Give me a red brick warehouse full of old bangers over a flashy new exhibition hall any day of the week.
This might be easy enough for those living in the Western world, but here in Japan, finding anything made of brick isn’t easy. Finding a red brick warehouse full of historic cars? Let’s just say, there aren’t many places like the Glion Museum.
The Glion collection in Osaka is impressive, and not just because of the fantastic building it’s housed in. Here, you’ll find a huge assortment of pre- and post-war automobiles from across the globe.

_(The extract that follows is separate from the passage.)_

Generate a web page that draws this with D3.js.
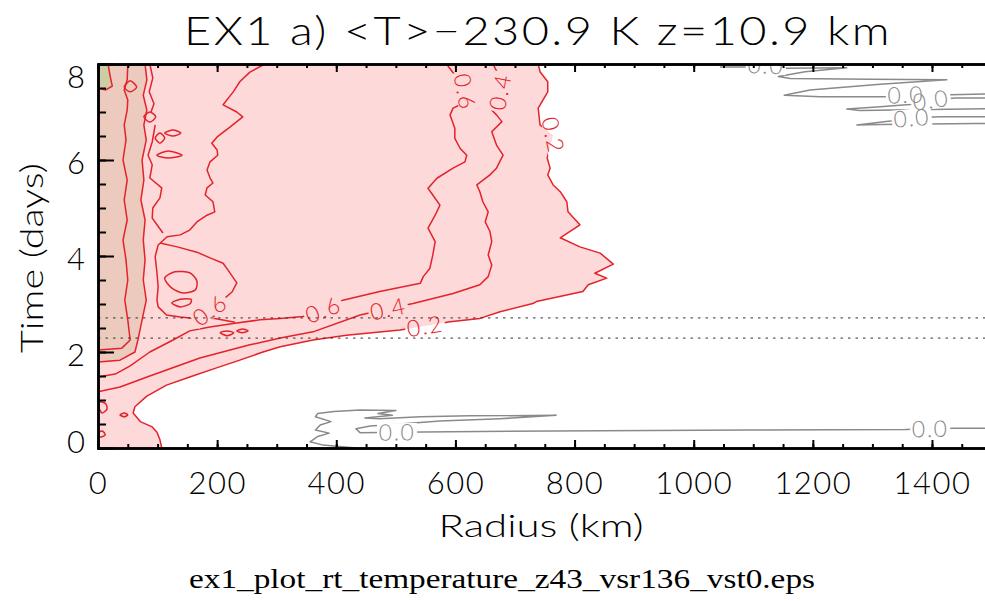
<!DOCTYPE html>
<html>
<head>
<meta charset="utf-8">
<script src="https://cdn.jsdelivr.net/npm/d3@7"></script>
<style>
  body { margin: 0; background: #fff; }
  text { font-family: Lato, "DejaVu Sans", sans-serif; font-weight: 300; }
</style>
</head>
<body>
<svg id="chart" width="985" height="601"></svg>
<script>
// ---- axis ticks -------------------------------------------------------
const radiusTicks = [0, 200, 400, 600, 800, 1000, 1200, 1400];
const radiusMinor = d3.range(0, 1501, 50);
const timeTicks = [0, 2, 4, 6, 8];
const timeMinor = d3.range(0, 8.01, 0.5);
const refTimes = [2.29, 2.71];

// ---- contour lines, [radius km, time days] -----------------------------
const level02 = [[739,8.0],[742,7.84],[755,7.63],[755,7.42],[739,7.08],[742,6.73],[764,6.52],[754,6.04],
  [759,5.83],[755,5.69],[764,5.48],[776,5.34],[787,5.13],[789,4.92],[809,4.65],[776,4.38],[809,4.19],
  [843,4.06],[865,3.83],[834,3.64],[854,3.54],[823,3.40],[814,3.26],[736,3.05],[730,3.01],[675,2.84],
  [641,2.70],[591,2.63],[549,2.54],[507,2.46],[417,2.35],[361,2.25],[306,2.11],[277,2.0],[238,1.83],
  [199,1.67],[154,1.48],[115,1.31],[82,1.08],[62,0.86],[59,0.73],[71,0.55],[91,0.44],[99,0.33],
  [104,0.17],[107,0]];
const level04 = [[663,8.0],[670,7.83],[675,7.42],[658,7.08],[669,6.94],[678,6.80],[661,6.59],[669,6.31],
  [680,6.10],[669,5.83],[658,5.69],[636,5.48],[641,5.34],[646,5.13],[655,4.92],[650,4.71],[658,4.51],
  [661,4.30],[655,4.02],[661,3.81],[655,3.57],[641,3.40],[596,3.22],[529,3.01],[487,2.90],[440,2.77],
  [361,2.42],[306,2.29],[255,2.15],[171,1.875],[87,1.5],[37,1.27],[0,1.17]];
const level06 = [[585,8.0],[599,7.77],[616,7.42],[608,7.15],[596,7.08],[591,6.94],[599,6.66],[599,6.45],
  [608,6.24],[619,6.10],[616,5.96],[596,5.83],[569,5.62],[554,5.41],[562,5.27],[574,5.06],[566,4.85],
  [554,4.58],[566,4.30],[562,4.02],[557,3.74],[546,3.57],[541,3.43],[473,3.26],[411,3.08],[378,2.88],
  [344,2.74],[306,2.70],[272,2.67],[230,2.60],[188,2.52],[154,2.44],[126,2.25],[87,2.0],[54,1.71],
  [29,1.54],[0,1.48]];
const arm06 = [[280,8.0],[255,7.83],[238,7.63],[227,7.42],[210,7.15],[233,7.0],[243,6.90],[222,6.69],
  [200,6.48],[191,6.35],[200,6.21],[201,6.10],[188,5.96],[183,5.79],[188,5.63],[193,5.52],[183,5.42],
  [180,5.27],[193,5.13],[196,4.92],[183,4.85],[166,4.71],[154,4.54],[138,4.44],[116,4.40],[101,4.23],
  [96,3.99],[99,3.64],[101,3.36],[99,3.08],[101,2.94],[115,2.77],[138,2.73],[154,2.71],[196,2.70],
  [230,2.62]];
const ridge06 = [[104,4.27],[133,4.19],[166,4.08],[188,3.96],[210,3.85],[218,3.71],[233,3.44],[225,3.25],
  [205,3.04],[188,2.875],[168,2.71]];
const armA = [[87,8.0],[92,7.71],[86,7.42],[94,7.17],[89,7.0]];
const armB = [[96,6.73],[91,6.375],[84,6.10],[91,5.90],[87,5.625],[107,5.42],[104,5.21],[92,5.0],
  [91,4.79],[99,4.65],[109,4.48]];
const level08 = [[79,8.0],[82,7.67],[76,7.35],[82,7.04],[77,6.73],[81,6.42],[74,6.0],[77,5.58],[72,5.17],
  [79,4.75],[76,4.33],[79,3.92],[76,3.5],[81,3.08],[74,2.67],[67,2.25],[62,2.0],[37,1.83],[0,1.79]];
const level10 = [[50,8.0],[49,7.67],[44,7.46],[50,7.25],[49,7.04],[44,6.73],[47,6.42],[42,6.0],[49,5.58],
  [44,5.17],[49,4.75],[42,4.33],[47,3.92],[50,3.5],[45,3.08],[50,2.67],[54,2.25],[40,2.08],[0,2.04]];
const level12 = [[17,8.0],[20,7.77],[24,7.54],[13,7.46],[0,7.5]];

// small closed contours
const loops = [
  [[112,3.54],[129,3.67],[154,3.65],[166,3.48],[163,3.29],[143,3.23],[124,3.33]],
  [[124,3.02],[138,3.10],[156,3.10],[154,3.0],[138,2.94]],
  [[205,2.40],[217,2.44],[228,2.40],[217,2.34]],
  [[233,2.44],[243,2.48],[252,2.44],[242,2.40]],
  [[77,6.90],[87,7.0],[97,6.90],[87,6.79]],
  [[96,6.46],[104,6.56],[112,6.46],[104,6.35]],
  [[99,6.10],[118,6.19],[141,6.10],[118,6.04]],
  [[112,6.56],[126,6.625],[139,6.56],[126,6.5]],
  [[44,7.52],[54,7.65],[65,7.52],[54,7.42]],
  [[3,0.96],[13,0.92],[15,0.81],[7,0.73],[2,0.83]],
  [[37,0.69],[44,0.73],[50,0.69],[44,0.65]],
  [[2,0.33],[8,0.35],[12,0.27],[3,0.23]]
];

// zero contours
const zeroBottom = [[433,0.0],[378,0.06],[356,0.13],[369,0.24],[388,0.31],[365,0.375],[373,0.48],[391,0.55],
  [365,0.65],[369,0.72],[396,0.76],[440,0.79],[500,0.78],[470,0.72],[494,0.68],[448,0.625],[473,0.61],
  [541,0.65],[624,0.67],[769,0.68],[675,0.61],[574,0.56],[507,0.5],[457,0.46],[433,0.40],[440,0.32],
  [502,0.33],[591,0.34],[843,0.36],[1095,0.375],[1355,0.385],[1397,0.40],[1439,0.41],[1489,0.41]];
const zeroTop1 = [[1044,7.94],[1089,7.94],[1121,7.97],[1156,7.91],[1257,7.92],[1187,7.84],[1142,7.74],
  [1162,7.70],[1296,7.68],[1425,7.67],[1313,7.58],[1195,7.46],[1152,7.35],[1212,7.32],[1323,7.32],
  [1356,7.36],[1393,7.35],[1489,7.375]];
const zeroTop2 = [[1489,7.29],[1439,7.29],[1398,7.25],[1368,7.16],[1313,7.11],[1257,7.06],[1279,7.03],
  [1397,7.05],[1489,7.07]];
const zeroTop3 = [[1489,6.90],[1413,6.90],[1366,6.875],[1330,6.81],[1274,6.73],[1313,6.74],[1475,6.76],
  [1489,6.76]];

// label placements: contour, point index, text
const contourLabels = [
  { line: level02, at: 6, text: "0.2", tone: "red" },
  { line: level02, at: 28, text: "0.2", tone: "red" },
  { line: level04, at: 2, text: "0.4", tone: "red" },
  { line: level04, at: 24, text: "0.4", tone: "red" },
  { line: level06, at: 2, text: "0.6", tone: "red" },
  { line: level06, at: 25, text: "0.6", tone: "red" },
  { line: ridge06, at: 9, text: "0.6", tone: "red" },
  { line: zeroBottom, at: 26, text: "0.0", tone: "grey" },
  { line: zeroBottom, at: 31, text: "0.0", tone: "grey" },
  { line: zeroTop1, at: 2, text: "0.0", tone: "grey" },
  { line: zeroTop1, at: 15, text: "0.0", tone: "grey" },
  { line: zeroTop2, at: 2, text: "0.0", tone: "grey" },
  { line: zeroTop3, at: 2, text: "0.0", tone: "grey" }
];

// ---- layout -------------------------------------------------------------
const svg = d3.select("#chart");
const plotLeft = 98, plotTop = 64, plotBottom = 448, plotRight = 985;
const x = d3.scaleLinear().domain([0, 1500]).range([plotLeft, plotLeft + 1500 * 0.5957]);
const y = d3.scaleLinear().domain([0, 8]).range([plotBottom, plotTop]);

const RED = "#e3222a", GREY = "#8a8a8a";
const FILL_LOW = "#fdd9d9", FILL_MID = "#eccabd", FILL_HIGH = "#cdcca2";
const FONT = "Lato, \"DejaVu Sans\", sans-serif";

const defs = svg.append("defs");
defs.append("clipPath").attr("id", "plotClip")
  .append("rect").attr("x", plotLeft).attr("y", plotTop)
  .attr("width", plotRight - plotLeft).attr("height", plotBottom - plotTop);

const line = d3.line().x(d => x(d[0])).y(d => y(d[1]));
const loopLine = d3.line().x(d => x(d[0])).y(d => y(d[1])).curve(d3.curveCardinalClosed.tension(0.2));

const plot = svg.append("g").attr("clip-path", "url(#plotClip)");

// filled bands
plot.append("path").attr("d", line([[0, 8], ...level02, [0, 0]])).attr("fill", FILL_LOW);
plot.append("path").attr("d", line([[0, 8], ...level08])).attr("fill", FILL_MID);
plot.append("path").attr("d", line([[0, 8], ...level12])).attr("fill", FILL_HIGH);

// label placement in screen space
function labelGeom(spec) {
  const pts = spec.line;
  const i = spec.at;
  const a = pts[Math.max(0, i - 1)], b = pts[Math.min(pts.length - 1, i + 1)];
  let ang = Math.atan2(y(b[1]) - y(a[1]), x(b[0]) - x(a[0])) * 180 / Math.PI;
  if (ang > 90) ang -= 180;
  if (ang < -90) ang += 180;
  return { cx: x(pts[i][0]), cy: y(pts[i][1]), ang };
}
const geoms = contourLabels.map(labelGeom);

// gaps in the contour lines under the labels
const mask = defs.append("mask").attr("id", "labelGaps")
  .attr("maskUnits", "userSpaceOnUse").attr("x", 0).attr("y", 0).attr("width", 985).attr("height", 601);
mask.append("rect").attr("width", 985).attr("height", 601).attr("fill", "#fff");
geoms.forEach(g => {
  mask.append("rect").attr("x", -20).attr("y", -9).attr("width", 40).attr("height", 18)
    .attr("fill", "#000").attr("transform", `translate(${g.cx},${g.cy}) rotate(${g.ang})`);
});

const lines = plot.append("g").attr("mask", "url(#labelGaps)").attr("fill", "none")
  .attr("stroke-width", 1.5).attr("stroke-linejoin", "round");
[level02, level04, level06, arm06, ridge06, armA, armB, level08, level10, level12].forEach(l =>
  lines.append("path").attr("d", line(l)).attr("stroke", RED));
loops.forEach(l => lines.append("path").attr("d", loopLine(l)).attr("stroke", RED));
[zeroBottom, zeroTop1, zeroTop2, zeroTop3].forEach(l =>
  lines.append("path").attr("d", line(l)).attr("stroke", GREY));

// contour labels
plot.append("g").selectAll("text").data(contourLabels).join("text")
  .attr("transform", (d, i) => `translate(${geoms[i].cx},${geoms[i].cy}) rotate(${geoms[i].ang})`)
  .attr("text-anchor", "middle").attr("dy", "0.36em")
  .attr("font-size", 23).attr("letter-spacing", 1.5)
  .attr("fill", d => d.tone === "red" ? RED : GREY)
  .text(d => d.text);

// reference times
plot.append("g").selectAll("line").data(refTimes).join("line")
  .attr("x1", plotLeft).attr("x2", plotRight).attr("y1", d => y(d)).attr("y2", d => y(d))
  .attr("stroke", "#333").attr("stroke-width", 1).attr("stroke-dasharray", "2.5,5");

// ---- axes ---------------------------------------------------------------
function styleAxis(g) {
  g.select(".domain").attr("stroke", "#000").attr("stroke-width", 2.5);
  g.selectAll(".tick line").attr("stroke", "#000").attr("stroke-width", 2);
  g.selectAll("text").attr("font-family", FONT).attr("font-weight", 300)
    .attr("font-size", 31).attr("fill", "#000");
}
const fmt = d3.format("d");
const xMinor = svg.append("g").attr("transform", `translate(0,${plotBottom})`)
  .call(d3.axisBottom(x).tickValues(radiusMinor).tickSize(-4).tickFormat(""));
styleAxis(xMinor);
const xAxis = svg.append("g").attr("transform", `translate(0,${plotBottom})`)
  .call(d3.axisBottom(x).tickValues(radiusTicks).tickFormat(fmt)
    .tickSizeInner(-8).tickSizeOuter(0).tickPadding(24));
styleAxis(xAxis);
xAxis.selectAll(".tick text").attr("letter-spacing", 1.5);
const topMinor = svg.append("g").attr("transform", `translate(0,${plotTop})`)
  .call(d3.axisTop(x).tickValues(radiusMinor).tickSize(-4).tickFormat(""));
styleAxis(topMinor);
const topAxis = svg.append("g").attr("transform", `translate(0,${plotTop})`)
  .call(d3.axisTop(x).tickValues(radiusTicks).tickSizeInner(-8).tickSizeOuter(0).tickFormat(""));
styleAxis(topAxis);
const yMinor = svg.append("g").attr("transform", `translate(${plotLeft},0)`)
  .call(d3.axisLeft(y).tickValues(timeMinor).tickSize(-8).tickFormat(""));
styleAxis(yMinor);
const yAxis = svg.append("g").attr("transform", `translate(${plotLeft},0)`)
  .call(d3.axisLeft(y).tickValues(timeTicks).tickFormat(fmt)
    .tickSizeInner(-16).tickSizeOuter(0).tickPadding(13));
styleAxis(yAxis);
yAxis.selectAll(".tick text").attr("dy", d => d === 8 ? "0.75em" : d === 0 ? "0.15em" : "0.45em");

// ---- titles -------------------------------------------------------------
svg.append("text").attr("x", 538).attr("y", 45).attr("text-anchor", "middle")
  .attr("font-size", 39).attr("letter-spacing", 2).attr("textLength", 708).attr("lengthAdjust", "spacingAndGlyphs")
  .text("EX1 a) <T>\u2212230.9 K z=10.9 km");
svg.append("text").attr("x", 541).attr("y", 537).attr("text-anchor", "middle")
  .attr("font-size", 31).attr("textLength", 205).attr("lengthAdjust", "spacingAndGlyphs")
  .text("Radius (km)");
svg.append("text").attr("transform", "translate(43,258) rotate(-90)").attr("text-anchor", "middle")
  .attr("font-size", 31).attr("textLength", 190).attr("lengthAdjust", "spacingAndGlyphs")
  .text("Time (days)");
svg.append("text").attr("x", 502).attr("y", 588).attr("text-anchor", "middle")
  .style("font-family", "\"Liberation Serif\", serif").style("font-weight", 400)
  .attr("font-size", 27).attr("textLength", 626).attr("lengthAdjust", "spacingAndGlyphs")
  .text("ex1_plot_rt_temperature_z43_vsr136_vst0.eps");
</script>
</body>
</html>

I am by no means an authority on historic cars, but I’m sure each one in the collection is important in some way. If you do spot anything rare or interesting, please leave a comment.
There are, of course, other historic warehouses peppered across Japan, mostly in the Southern port cities. The most famous is the Red Brick Warehouse in Yokohama, which has two buildings measuring around 5,000 and 10,000 square meters. That warehouse’s spacious interior houses specialty shops, galleries and exhibition spaces. It also hosts the annual Exciting Porsche event and other classic car events in its piazza.
The Glion Museum is located inside the Chikko Red Brick Warehouse, where it occupies half of the space. In the other half you’ll find a restaurant, steak house and wedding venue. Not a bad place to tie the knot.
Construction of the Chikko Red Brick Warehouse was completed in 1923, as part of the Osaka Port development. It was built by Sumitomo Zaibutsu, one of many private construction companies contracted by a financially unstable Osaka City in return for port usage privileges. Japan was recovering from the Sino-Japanese war at the time, and then booming after the First World War, and these private companies played an integral part in boosting the country’s economic strength.
Ownership passed from Sumitomo Zaibutsu to Osaka City in 1999, and the Glion Museum opened in 2015. After sitting vacant for many years, the warehouse had very nearly been dismantled, but the decision was made to fortify it against seismic activity and allow the public to enjoy it. Some big cat with a fountain pen made an excellent decision that day.
Part of the collection was donated from the estate of a Kimio Doi, a local business tycoon. Doi was an entrepreneur who pioneered marketing and sales distribution methods in electronics, particular cameras. In fact, at the time of his passing in 1990, Doi-san’s chain of camera stores was the third largest in Japan after Yodobashi and Bic Camera. He never smoked, never gambled or drank; instead Doi spent his fortune on historic automobiles and Alphonse Mucha artworks.
As for Glion, they are a luxury car dealer (Glion Showroom) and restaurant corporation, so I guess the museum is as much a promotional tool as it is about historical preservation.